#### [REQUIREMENT]
Retype the opening lines of the data exactly, stopping after the line that contains "const shares=[52.49,3.44,0.00,41.73,2.13,0.21]". Skip every picture.

[Entries taken from a collection]
■ ■ ■ ■ ■
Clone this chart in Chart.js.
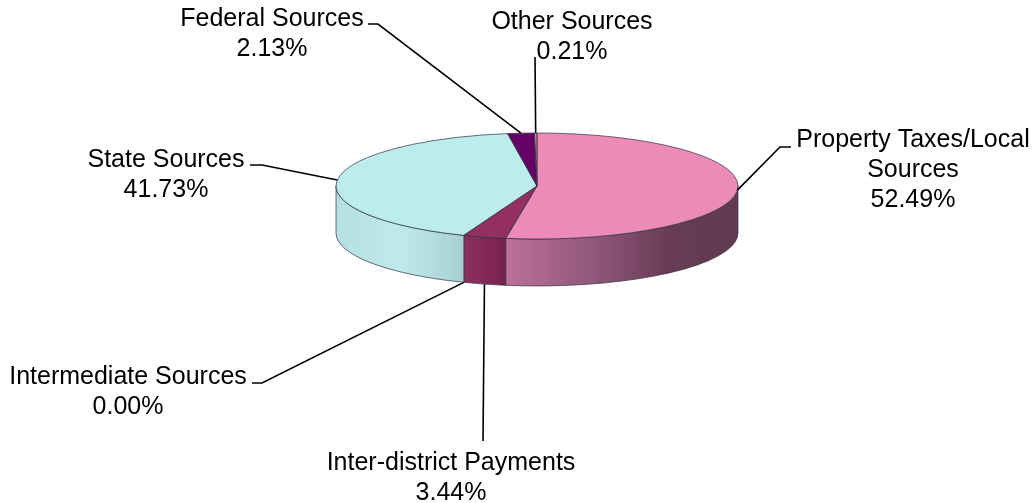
<!DOCTYPE html>
<html>
<head>
<meta charset="utf-8">
<style>
html,body{margin:0;padding:0;background:#fff}
#wrap{width:1034px;height:503px;position:relative}
</style>
<script src="https://cdn.jsdelivr.net/npm/chart.js@4"></script>
</head>
<body>
<div id="wrap"><canvas id="pieChart"></canvas></div>
<script>
const categories=["Property Taxes/Local Sources","Inter-district Payments","Intermediate Sources","State Sources","Federal Sources","Other Sources"]
const shares=[52.49,3.44,0.00,41.73,2.13,0.21]

const topColors=["#ec8ab8","#93305f","#93305f","#bcecec","#660066","#e08aa8"]
// wall shading, left to right along each slice
const wallStops=[
[[0,"#bb7098"],[0.35,"#95597f"],[0.7,"#683c55"],[1,"#613a50"]],
[[0,"#8c2f5f"],[1,"#78214f"]],
[[0,"#8c2f5f"],[1,"#78214f"]],
[[0,"#b4e0e2"],[0.5,"#bfeaea"],[1,"#a8d0d2"]],
[[0,"#660066"],[1,"#660066"]],
[[0,"#e08aa8"],[1,"#e08aa8"]]
]

// label text lines, centre of the first line and the elbow of each leader
const labelLines=[
["Property Taxes/Local","Sources","52.49%"],
["Inter-district Payments","3.44%"],
["Intermediate Sources","0.00%"],
["State Sources","41.73%"],
["Federal Sources","2.13%"],
["Other Sources","0.21%"]
]
const labelPlace=[
{x:913,y:140,elbow:[[780,147],[791,147]]},
{x:451,y:463,elbow:[[483,441]]},
{x:128,y:377,elbow:[[262,383],[252,383]]},
{x:166,y:160,elbow:[[262,165],[250,165]]},
{x:272,y:19,elbow:[[378,24],[368,24]]},
{x:572,y:22,elbow:[[535,57]]}
]

const RX=201,RY=53,DEPTH=47
const FONT_SIZE=25
const LINE_GAP=30

function ellipseOf(chart){
let arc=chart.getDatasetMeta(0).data[0]
return {x:arc.x,y:arc.y,r:arc.outerRadius}
}

const tiltedPie={
id:"tiltedPie",
beforeDatasetsDraw(chart){
let c=chart.ctx
let e=ellipseOf(chart)
let arcs=chart.getDatasetMeta(0).data

// walls first, only the part of each slice that faces front
arcs.forEach((arc,i)=>{
let a0=Math.max(arc.startAngle,0)
let a1=Math.min(arc.endAngle,Math.PI)
if(a1<=a0) return
let x0=e.x+RX*Math.cos(a0)
let x1=e.x+RX*Math.cos(a1)
let g=c.createLinearGradient(x1,0,x0,0)
wallStops[i].forEach(s=>g.addColorStop(s[0],s[1]))
c.beginPath()
c.ellipse(e.x,e.y,RX,RY,0,a0,a1)
c.ellipse(e.x,e.y+DEPTH,RX,RY,0,a1,a0,true)
c.closePath()
c.fillStyle=g
c.fill()
c.strokeStyle="rgba(50,50,70,.7)"
c.lineWidth=1
c.stroke()
})

// flatten the circle the library draws into the top face
c.save()
c.translate(e.x,e.y)
c.scale(RX/e.r,RY/e.r)
c.translate(-e.x,-e.y)
},
afterDatasetsDraw(chart){
let c=chart.ctx
c.restore()
let e=ellipseOf(chart)
let arcs=chart.getDatasetMeta(0).data

c.strokeStyle="rgba(50,50,70,.7)"
c.lineWidth=1
arcs.forEach(arc=>{
if(arc.endAngle-arc.startAngle<=0) return
c.beginPath()
c.moveTo(e.x,e.y)
c.ellipse(e.x,e.y,RX,RY,0,arc.startAngle,arc.endAngle)
c.closePath()
c.stroke()
})

drawLabels(chart)
}
}

function drawLabels(chart){
let c=chart.ctx
let e=ellipseOf(chart)
let arcs=chart.getDatasetMeta(0).data

arcs.forEach((arc,i)=>{
let mid=(arc.startAngle+arc.endAngle)/2
let ax=e.x+RX*Math.cos(mid)
let ay=e.y+RY*Math.sin(mid)
if(Math.sin(mid)>0.5) ay+=DEPTH

c.strokeStyle="#000"
c.lineWidth=1.6
c.beginPath()
c.moveTo(ax,ay)
labelPlace[i].elbow.forEach(p=>c.lineTo(p[0],p[1]))
c.stroke()

c.fillStyle="#000"
c.font=FONT_SIZE+'px "Liberation Sans"'
c.textAlign="center"
c.textBaseline="middle"
labelLines[i].forEach((t,n)=>{
c.fillText(t,labelPlace[i].x,labelPlace[i].y+n*LINE_GAP)
})
})
}

new Chart(document.getElementById("pieChart"),{
type:"pie",
data:{
labels:categories,
datasets:[{
data:shares,
backgroundColor:topColors,
borderWidth:0
}]
},
options:{
responsive:true,
maintainAspectRatio:false,
animation:false,
layout:{padding:{left:40,bottom:131}},
plugins:{legend:{display:false},tooltip:{enabled:false}}
},
plugins:[tiltedPie]
})
</script>
</body>
</html>
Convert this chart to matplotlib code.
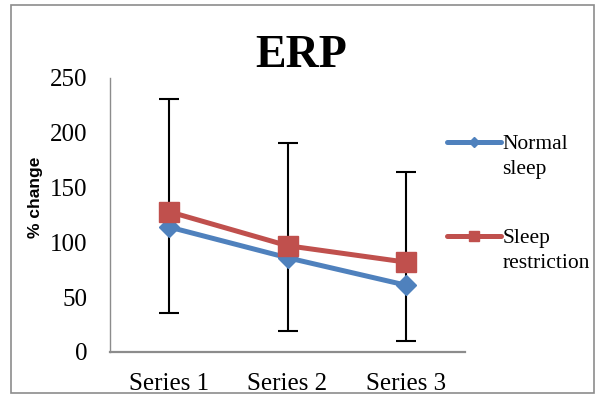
import matplotlib
matplotlib.use("Agg")
import matplotlib.pyplot as plt
from matplotlib.lines import Line2D
from matplotlib.patches import Rectangle
import numpy as np

# data
categories = ["Series 1", "Series 2", "Series 3"]
normal_sleep = [114, 86, 61]
sleep_restriction = [128, 97, 82]
err_low = [36, 19, 10]
err_high = [231, 191, 164]
y_ticks = [0, 50, 100, 150, 200, 250]

blue = "#4F81BD"
red = "#C0504D"
serif = "Liberation Serif"

fig = plt.figure(figsize=(5.96, 3.94), dpi=100)
ax = fig.add_axes([110/596, 1-352/394, 355/596, 274/394])

x = np.arange(1, len(categories) + 1)

# error bars (asymmetric, drawn behind the lines)
mid = np.array(sleep_restriction)
yerr = [mid - np.array(err_low), np.array(err_high) - mid]
ax.errorbar(x, mid, yerr=yerr, fmt="none", ecolor="black",
            elinewidth=1.5, capsize=7.5, capthick=1.5, zorder=2)

ln1, = ax.plot(x, normal_sleep, color=blue, lw=3.6, marker="D",
               markersize=10, zorder=3, solid_capstyle="round")
ln2, = ax.plot(x, sleep_restriction, color=red, lw=3.6, marker="s",
               markersize=14, zorder=4, solid_capstyle="round")

ax.set_xlim(0.5, 3.5)
ax.set_ylim(0, 250)
ax.set_xticks(x)
ax.set_xticklabels(categories, fontfamily=serif, fontsize=18)
ax.set_yticks(y_ticks)
ax.set_yticklabels([str(t) for t in y_ticks], fontfamily=serif, fontsize=18)
ax.tick_params(axis="x", length=0, pad=15)
ax.tick_params(axis="y", length=0, pad=16.5)

for s in ["top", "right"]:
    ax.spines[s].set_visible(False)
ax.spines["left"].set_color("#8c8c8c")
ax.spines["left"].set_linewidth(1.0)
ax.spines["bottom"].set_color("#8c8c8c")
ax.spines["bottom"].set_linewidth(1.6)

ax.set_ylabel("% change", fontfamily="Liberation Sans", fontweight="bold",
              fontsize=12.5)
ax.yaxis.set_label_coords(-0.188, 0.566)

fig.text(301/596, 1-67/394, "ERP", fontfamily=serif, fontweight="bold",
         fontsize=33, ha="center", va="baseline")

# legend: handle sits next to first line of each label
blank = Line2D([], [], color="none")
leg_kw = dict(frameon=False, prop={"family": serif, "size": 15.5},
              handlelength=2.5, handletextpad=0.08, borderpad=0,
              borderaxespad=0, labelspacing=0.23, markerscale=0.55,
              loc="upper left", bbox_transform=fig.transFigure)
leg1 = ax.legend([ln1, blank], ["Normal", "sleep"],
                 bbox_to_anchor=(447/596, 1-134/394), **leg_kw)
ax.add_artist(leg1)
ax.legend([ln2, blank], ["Sleep", "restriction"],
          bbox_to_anchor=(447/596, 1-228/394), **leg_kw)

# outer chart frame
fig.patches.append(Rectangle((11/596, 1-393/394), 583/596, 388/394,
                             transform=fig.transFigure, fill=False,
                             edgecolor="#8c8c8c", lw=1.2))

fig.savefig("out.png", dpi=100)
■ ■ ■ ■ ■
#### [EXERCISE SOLUTION]
Clone this chart in Chart.js.
<!DOCTYPE html>
<html>
<head>
<meta charset="utf-8">
<style>
html,body{margin:0;padding:0;background:#fff}
#wrap{width:1034px;height:503px;position:relative}
</style>
<script src="https://cdn.jsdelivr.net/npm/chart.js@4"></script>
</head>
<body>
<div id="wrap"><canvas id="pieChart"></canvas></div>
<script>
const categories=["Property Taxes/Local Sources","Inter-district Payments","Intermediate Sources","State Sources","Federal Sources","Other Sources"]
const shares=[52.49,3.44,0.00,41.73,2.13,0.21]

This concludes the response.